* _CHALLENGE_: Transcribe the listing in full, excluding any pictures.

* _MATERIAL TO PROCESS_:
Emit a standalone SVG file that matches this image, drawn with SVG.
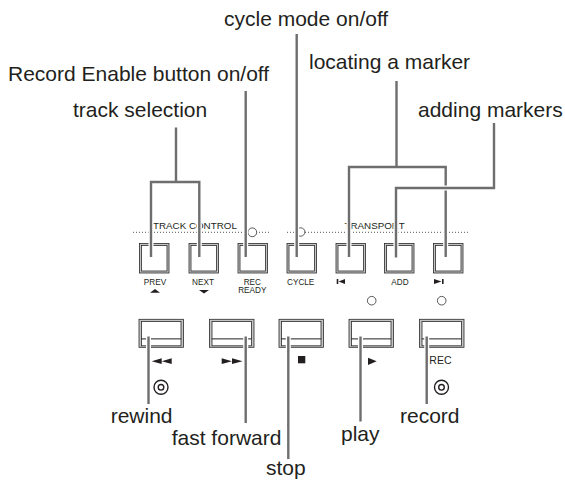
<svg xmlns="http://www.w3.org/2000/svg" width="565" height="483" viewBox="0 0 565 483">
<style>
.lbl{font-family:"Liberation Sans",Arial,Helvetica,sans-serif;font-size:21px;fill:#231f20}
.sm{font-family:"Liberation Sans",Arial,Helvetica,sans-serif;font-size:8.2px;fill:#231f20;text-anchor:middle}
.sec{font-family:"Liberation Sans",Arial,Helvetica,sans-serif;font-size:9.8px;fill:#231f20}
.rec{font-family:"Liberation Sans",Arial,Helvetica,sans-serif;font-size:10.5px;fill:#231f20}
.out{fill:#c4c4c4;stroke:#2a2a2a;stroke-width:0.8}
.in{fill:#fff;stroke:#2a2a2a;stroke-width:0.8}
.dot{fill:none;stroke:#555;stroke-width:1;stroke-dasharray:1 2}
.ind{fill:#fff;stroke:#444;stroke-width:0.9}
.sym{fill:#231f20}
.halo{fill:none;stroke:#fff;stroke-width:5}
.ln{fill:none;stroke:#6e6e6e;stroke-width:2.4}
.tgt{fill:none;stroke:#231f20;stroke-width:1.4}
</style>

<g id="panel">
<line class="dot" x1="133" y1="232.3" x2="269" y2="232.3"/>
<line class="dot" x1="287" y1="232.3" x2="470" y2="232.3"/>
<text class="sec" x="153" y="228.5">TRACK CONTROL</text>
<text class="sec" x="344.5" y="228.5">TRANSPORT</text>
<circle class="ind" cx="252.3" cy="232.3" r="4.4"/>
<circle class="ind" cx="300.7" cy="232" r="4.2"/>
<circle class="ind" cx="371.7" cy="300.7" r="4.3"/>
<circle class="ind" cx="441.7" cy="300.7" r="4.3"/>
</g>

<g id="btn-prev">
<rect class="out" x="139.5" y="243.5" width="29.5" height="29.5"/>
<rect class="in" x="141.5" y="245.5" width="25.5" height="25.5"/>
<text class="sm" x="155" y="285">PREV</text>
<polygon class="sym" points="150,292.8 160,292.8 155,289"/>
</g>
<g id="btn-next">
<rect class="out" x="189" y="243.5" width="29.5" height="29.5"/>
<rect class="in" x="191" y="245.5" width="25.5" height="25.5"/>
<text class="sm" x="203" y="285">NEXT</text>
<polygon class="sym" points="199,290 209,290 204,293.6"/>
</g>
<g id="btn-recready">
<rect class="out" x="238" y="243.5" width="29.5" height="29.5"/>
<rect class="in" x="240" y="245.5" width="25.5" height="25.5"/>
<text class="sm" x="252.3" y="285">REC</text>
<text class="sm" x="252.3" y="292.7">READY</text>
</g>
<g id="btn-cycle">
<rect class="out" x="287" y="243.5" width="29.5" height="29.5"/>
<rect class="in" x="289" y="245.5" width="25.5" height="25.5"/>
<text class="sm" x="300.7" y="285">CYCLE</text>
</g>
<g id="btn-locprev">
<rect class="out" x="336" y="243.5" width="29.5" height="29.5"/>
<rect class="in" x="338" y="245.5" width="25.5" height="25.5"/>
<rect class="sym" x="336.7" y="279" width="1.6" height="5"/>
<polygon class="sym" points="345,279 345,284 338.6,281.5"/>
</g>
<g id="btn-add">
<rect class="out" x="384.5" y="243.5" width="29.5" height="29.5"/>
<rect class="in" x="386.5" y="245.5" width="25.5" height="25.5"/>
<text class="sm" x="400" y="285">ADD</text>
</g>
<g id="btn-locnext">
<rect class="out" x="433.5" y="243.5" width="29.5" height="29.5"/>
<rect class="in" x="435.5" y="245.5" width="25.5" height="25.5"/>
<polygon class="sym" points="434,279 434,284 441.5,281.5"/>
<rect class="sym" x="442" y="279" width="1.6" height="5"/>
</g>

<g id="btn-rewind">
<rect class="out" x="139" y="319.3" width="44.5" height="28"/>
<rect class="in" x="141.5" y="321.5" width="39.5" height="17.5"/>
<rect class="in" x="141.5" y="339" width="39.5" height="6.8"/>
<polygon class="sym" points="161.7,358.3 161.7,364 151.7,361.2"/>
<polygon class="sym" points="171.7,358.3 171.7,364 161.7,361.2"/>
<circle class="tgt" cx="161" cy="387.3" r="7"/>
<circle class="tgt" cx="161" cy="387.3" r="2.8"/>
</g>
<g id="btn-ff">
<rect class="out" x="209.5" y="319.3" width="44.5" height="28"/>
<rect class="in" x="212" y="321.5" width="39.5" height="17.5"/>
<rect class="in" x="212" y="339" width="39.5" height="6.8"/>
<polygon class="sym" points="221.7,358.3 221.7,364 232,361.2"/>
<polygon class="sym" points="232,358.3 232,364 242.5,361.2"/>
</g>
<g id="btn-stop">
<rect class="out" x="279" y="319.3" width="44.5" height="28"/>
<rect class="in" x="281.5" y="321.5" width="39.5" height="17.5"/>
<rect class="in" x="281.5" y="339" width="39.5" height="6.8"/>
<rect class="sym" x="298" y="356" width="7.3" height="7.3"/>
</g>
<g id="btn-play">
<rect class="out" x="349" y="319.3" width="44.5" height="28"/>
<rect class="in" x="351.5" y="321.5" width="39.5" height="17.5"/>
<rect class="in" x="351.5" y="339" width="39.5" height="6.8"/>
<polygon class="sym" points="368,357.7 368,365 376.7,361.3"/>
</g>
<g id="btn-rec">
<rect class="out" x="419.5" y="319.3" width="44.5" height="28"/>
<rect class="in" x="422" y="321.5" width="39.5" height="17.5"/>
<rect class="in" x="422" y="339" width="39.5" height="6.8"/>
<text class="rec" x="429.3" y="364.3">REC</text>
<circle class="tgt" cx="441.5" cy="387.3" r="7"/>
<circle class="tgt" cx="441.5" cy="387.3" r="2.8"/>
</g>

<g id="labels">
<text class="lbl" x="224" y="26">cycle mode on/off</text>
<text class="lbl" x="309" y="68.5">locating a marker</text>
<text class="lbl" x="8" y="81">Record Enable button on/off</text>
<text class="lbl" x="73" y="116.8">track selection</text>
<text class="lbl" x="418" y="116.5">adding markers</text>
<text class="lbl" x="110.7" y="422.5">rewind</text>
<text class="lbl" x="171.7" y="444.8">fast forward</text>
<text class="lbl" x="266" y="475">stop</text>
<text class="lbl" x="341" y="440.8">play</text>
<text class="lbl" x="400" y="422.5">record</text>
</g>

<g id="connectors">
<path class="halo" d="M176,127.5V182M151,257V182H199.3V257"/>
<path class="ln" d="M176,127.5V182M151,257V182H199.3V257"/>
<path class="halo" d="M245.7,91V257"/>
<path class="ln" d="M245.7,91V257"/>
<path class="halo" d="M296.7,34V257"/>
<path class="ln" d="M296.7,34V257"/>
<path class="halo" d="M396.5,81V167M349,257V167H445.7V257"/>
<path class="ln" d="M396.5,81V167M349,257V167H445.7V257"/>
<path class="halo" d="M494,123V188H396V257.5"/>
<path class="ln" d="M494,123V188H396V257.5"/>
<path class="halo" d="M148.5,336.5V404"/>
<path class="ln" d="M148.5,336.5V404"/>
<path class="halo" d="M245.7,336.5V423"/>
<path class="ln" d="M245.7,336.5V423"/>
<path class="halo" d="M288.3,336.5V459"/>
<path class="ln" d="M288.3,336.5V459"/>
<path class="halo" d="M360.5,336.5V421.5"/>
<path class="ln" d="M360.5,336.5V421.5"/>
<path class="halo" d="M426.7,336.5V404"/>
<path class="ln" d="M426.7,336.5V404"/>
</g>
</svg>
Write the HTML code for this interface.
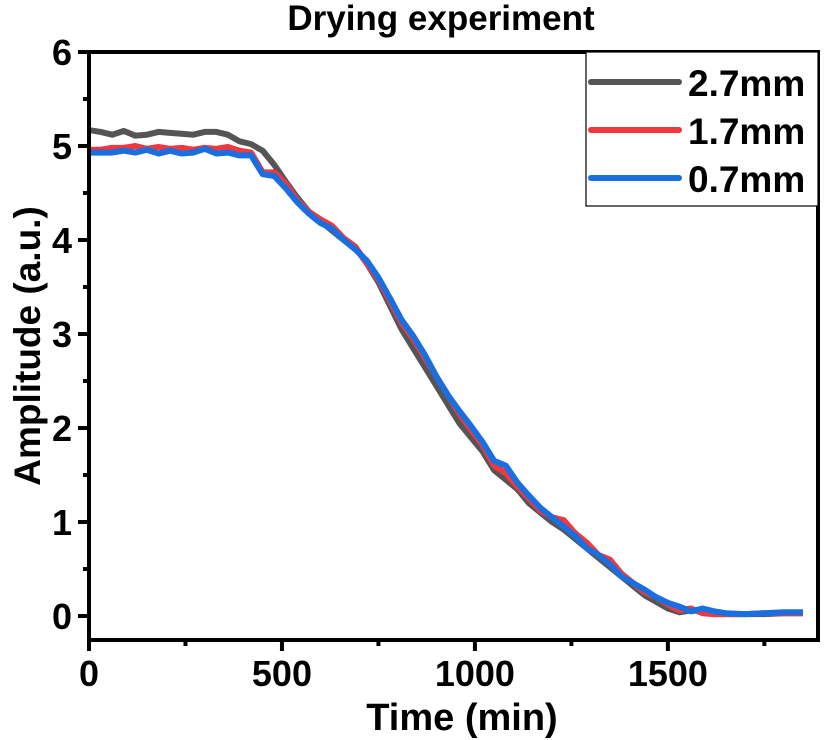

* _RESULT_:
Emit a standalone SVG file that matches this image, drawn with SVG.
<svg xmlns="http://www.w3.org/2000/svg" width="565" height="483" viewBox="0 0 565 483">
<style>
.lbl{font-family:"Liberation Sans",Arial,Helvetica,sans-serif;font-size:21px;fill:#231f20}
.sm{font-family:"Liberation Sans",Arial,Helvetica,sans-serif;font-size:8.2px;fill:#231f20;text-anchor:middle}
.sec{font-family:"Liberation Sans",Arial,Helvetica,sans-serif;font-size:9.8px;fill:#231f20}
.rec{font-family:"Liberation Sans",Arial,Helvetica,sans-serif;font-size:10.5px;fill:#231f20}
.out{fill:#c4c4c4;stroke:#2a2a2a;stroke-width:0.8}
.in{fill:#fff;stroke:#2a2a2a;stroke-width:0.8}
.dot{fill:none;stroke:#555;stroke-width:1;stroke-dasharray:1 2}
.ind{fill:#fff;stroke:#444;stroke-width:0.9}
.sym{fill:#231f20}
.halo{fill:none;stroke:#fff;stroke-width:5}
.ln{fill:none;stroke:#6e6e6e;stroke-width:2.4}
.tgt{fill:none;stroke:#231f20;stroke-width:1.4}
</style>

<g id="panel">
<line class="dot" x1="133" y1="232.3" x2="269" y2="232.3"/>
<line class="dot" x1="287" y1="232.3" x2="470" y2="232.3"/>
<text class="sec" x="153" y="228.5">TRACK CONTROL</text>
<text class="sec" x="344.5" y="228.5">TRANSPORT</text>
<circle class="ind" cx="252.3" cy="232.3" r="4.4"/>
<circle class="ind" cx="300.7" cy="232" r="4.2"/>
<circle class="ind" cx="371.7" cy="300.7" r="4.3"/>
<circle class="ind" cx="441.7" cy="300.7" r="4.3"/>
</g>

<g id="btn-prev">
<rect class="out" x="139.5" y="243.5" width="29.5" height="29.5"/>
<rect class="in" x="141.5" y="245.5" width="25.5" height="25.5"/>
<text class="sm" x="155" y="285">PREV</text>
<polygon class="sym" points="150,292.8 160,292.8 155,289"/>
</g>
<g id="btn-next">
<rect class="out" x="189" y="243.5" width="29.5" height="29.5"/>
<rect class="in" x="191" y="245.5" width="25.5" height="25.5"/>
<text class="sm" x="203" y="285">NEXT</text>
<polygon class="sym" points="199,290 209,290 204,293.6"/>
</g>
<g id="btn-recready">
<rect class="out" x="238" y="243.5" width="29.5" height="29.5"/>
<rect class="in" x="240" y="245.5" width="25.5" height="25.5"/>
<text class="sm" x="252.3" y="285">REC</text>
<text class="sm" x="252.3" y="292.7">READY</text>
</g>
<g id="btn-cycle">
<rect class="out" x="287" y="243.5" width="29.5" height="29.5"/>
<rect class="in" x="289" y="245.5" width="25.5" height="25.5"/>
<text class="sm" x="300.7" y="285">CYCLE</text>
</g>
<g id="btn-locprev">
<rect class="out" x="336" y="243.5" width="29.5" height="29.5"/>
<rect class="in" x="338" y="245.5" width="25.5" height="25.5"/>
<rect class="sym" x="336.7" y="279" width="1.6" height="5"/>
<polygon class="sym" points="345,279 345,284 338.6,281.5"/>
</g>
<g id="btn-add">
<rect class="out" x="384.5" y="243.5" width="29.5" height="29.5"/>
<rect class="in" x="386.5" y="245.5" width="25.5" height="25.5"/>
<text class="sm" x="400" y="285">ADD</text>
</g>
<g id="btn-locnext">
<rect class="out" x="433.5" y="243.5" width="29.5" height="29.5"/>
<rect class="in" x="435.5" y="245.5" width="25.5" height="25.5"/>
<polygon class="sym" points="434,279 434,284 441.5,281.5"/>
<rect class="sym" x="442" y="279" width="1.6" height="5"/>
</g>

<g id="btn-rewind">
<rect class="out" x="139" y="319.3" width="44.5" height="28"/>
<rect class="in" x="141.5" y="321.5" width="39.5" height="17.5"/>
<rect class="in" x="141.5" y="339" width="39.5" height="6.8"/>
<polygon class="sym" points="161.7,358.3 161.7,364 151.7,361.2"/>
<polygon class="sym" points="171.7,358.3 171.7,364 161.7,361.2"/>
<circle class="tgt" cx="161" cy="387.3" r="7"/>
<circle class="tgt" cx="161" cy="387.3" r="2.8"/>
</g>
<g id="btn-ff">
<rect class="out" x="209.5" y="319.3" width="44.5" height="28"/>
<rect class="in" x="212" y="321.5" width="39.5" height="17.5"/>
<rect class="in" x="212" y="339" width="39.5" height="6.8"/>
<polygon class="sym" points="221.7,358.3 221.7,364 232,361.2"/>
<polygon class="sym" points="232,358.3 232,364 242.5,361.2"/>
</g>
<g id="btn-stop">
<rect class="out" x="279" y="319.3" width="44.5" height="28"/>
<rect class="in" x="281.5" y="321.5" width="39.5" height="17.5"/>
<rect class="in" x="281.5" y="339" width="39.5" height="6.8"/>
<rect class="sym" x="298" y="356" width="7.3" height="7.3"/>
</g>
<g id="btn-play">
<rect class="out" x="349" y="319.3" width="44.5" height="28"/>
<rect class="in" x="351.5" y="321.5" width="39.5" height="17.5"/>
<rect class="in" x="351.5" y="339" width="39.5" height="6.8"/>
<polygon class="sym" points="368,357.7 368,365 376.7,361.3"/>
</g>
<g id="btn-rec">
<rect class="out" x="419.5" y="319.3" width="44.5" height="28"/>
<rect class="in" x="422" y="321.5" width="39.5" height="17.5"/>
<rect class="in" x="422" y="339" width="39.5" height="6.8"/>
<text class="rec" x="429.3" y="364.3">REC</text>
<circle class="tgt" cx="441.5" cy="387.3" r="7"/>
<circle class="tgt" cx="441.5" cy="387.3" r="2.8"/>
</g>

<g id="labels">
<text class="lbl" x="224" y="26">cycle mode on/off</text>
<text class="lbl" x="309" y="68.5">locating a marker</text>
<text class="lbl" x="8" y="81">Record Enable button on/off</text>
<text class="lbl" x="73" y="116.8">track selection</text>
<text class="lbl" x="418" y="116.5">adding markers</text>
<text class="lbl" x="110.7" y="422.5">rewind</text>
<text class="lbl" x="171.7" y="444.8">fast forward</text>
<text class="lbl" x="266" y="475">stop</text>
<text class="lbl" x="341" y="440.8">play</text>
<text class="lbl" x="400" y="422.5">record</text>
</g>

<g id="connectors">
<path class="halo" d="M176,127.5V182M151,257V182H199.3V257"/>
<path class="ln" d="M176,127.5V182M151,257V182H199.3V257"/>
<path class="halo" d="M245.7,91V257"/>
<path class="ln" d="M245.7,91V257"/>
<path class="halo" d="M296.7,34V257"/>
<path class="ln" d="M296.7,34V257"/>
<path class="halo" d="M396.5,81V167M349,257V167H445.7V257"/>
<path class="ln" d="M396.5,81V167M349,257V167H445.7V257"/>
<path class="halo" d="M494,123V188H396V257.5"/>
<path class="ln" d="M494,123V188H396V257.5"/>
<path class="halo" d="M148.5,336.5V404"/>
<path class="ln" d="M148.5,336.5V404"/>
<path class="halo" d="M245.7,336.5V423"/>
<path class="ln" d="M245.7,336.5V423"/>
<path class="halo" d="M288.3,336.5V459"/>
<path class="ln" d="M288.3,336.5V459"/>
<path class="halo" d="M360.5,336.5V421.5"/>
<path class="ln" d="M360.5,336.5V421.5"/>
<path class="halo" d="M426.7,336.5V404"/>
<path class="ln" d="M426.7,336.5V404"/>
</g>
</svg>
Write the HTML code for this interface.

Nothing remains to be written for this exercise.